Relatives of slain Philadelphia Police Sgt. Robert Wilson III said Wednesday that they are outraged at the way District Attorney Larry Krasner has handled the prosecution of Wilson's accused killers and called for the state Attorney General's Office to take over the case.
Their frustration boiled over after Common Pleas Court Judge J. Scott O'Keefe announced that the trial of Carlton Hipps and Ramone Williams, which had been scheduled for April, was being delayed until November because defense attorneys had requested more time to investigate. Prosecutors did not oppose the request. Neither side specified why the additional time was needed.
Wilson's family said there was "no reason" for Krasner's office to agree with defense attorneys on an extension just weeks before trial — and they questioned whether Krasner could be objective in handling the case given his relationship with Michael Coard, an attorney for Hipps. Coard was a key ally of Krasner's during the campaign and served on Krasner's transition team.

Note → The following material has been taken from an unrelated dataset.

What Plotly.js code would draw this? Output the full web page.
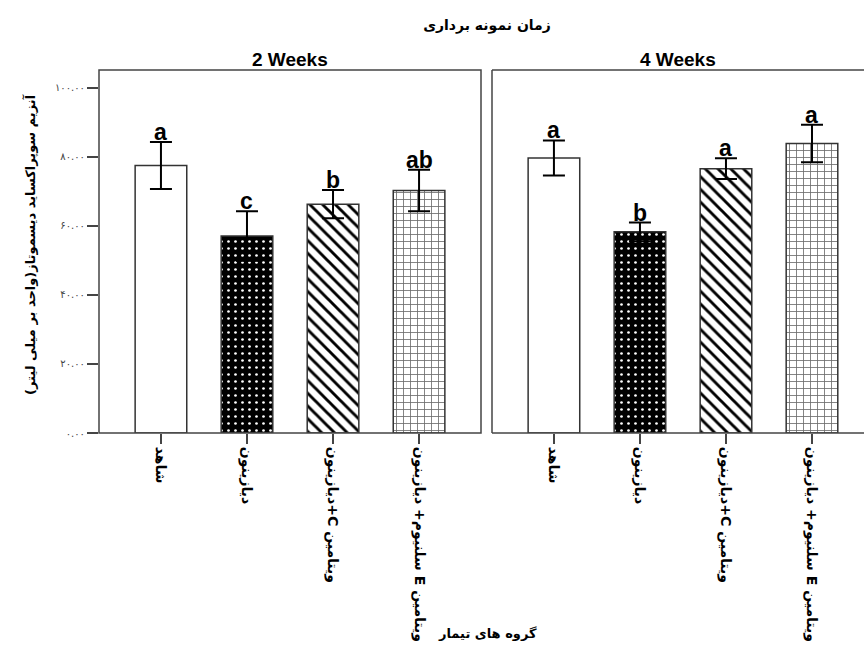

"It's appalling what they're doing," Shaki'ra Wilson-Burroughs said outside the Criminal Justice Center while surrounded by her family. "What else is needed for [Wilson] to get justice?"
Krasner's office issued a statement Wednesday saying that it "is committed to fighting for justice in the horrific murder of Sgt. Wilson. DA Krasner, who already met with some members of Sgt. Wilson's family, understands their trauma and continues to extend his support and condolences during this difficult time."
The office added that Coard was one of many people on the transition team.
"Larry has not spoken to Mr. Coard about this case or any other criminal cases since becoming district attorney. Mr. Coard has no formal or informal role in the DA's Office. Our prosecutors will continue to operate in an independent and ethical manner on all cases," the statement said.
Police Commissioner Richard Ross, who attended the hearing, said he understood the family's disappointment over the postponement. Wilson was shot dead in 2015 at a GameStop store in North Philadelphia during a robbery attempt. His actions were described by the mayor and former commissioner as heroic.
"They're visibly upset, for good reason," Ross said. "I can't imagine how frustrating this must be."
John McNesby, president of Fraternal Order of Police Lodge 5, who also attended, called the trial's delay "a disgrace." He said the union was exploring whether it could take action to seek to have the case prosecuted by another office.
Left unsaid at Wednesday's hearing was whether Krasner's office will continue seeking the death penalty against Hipps and Williams, who are brothers. Krasner said on the campaign trail that he would never seek capital punishment, but his office's statement in the Wilson case said a final decision had not been made.
"As of today, the office is continuing to review the case through the office's Homicide Sentencing Committee. It remains a death penalty case at this time," the statement said.
Wilson's relatives, along with McNesby and Ross, believe the accused gunmen should be tried in a capital case.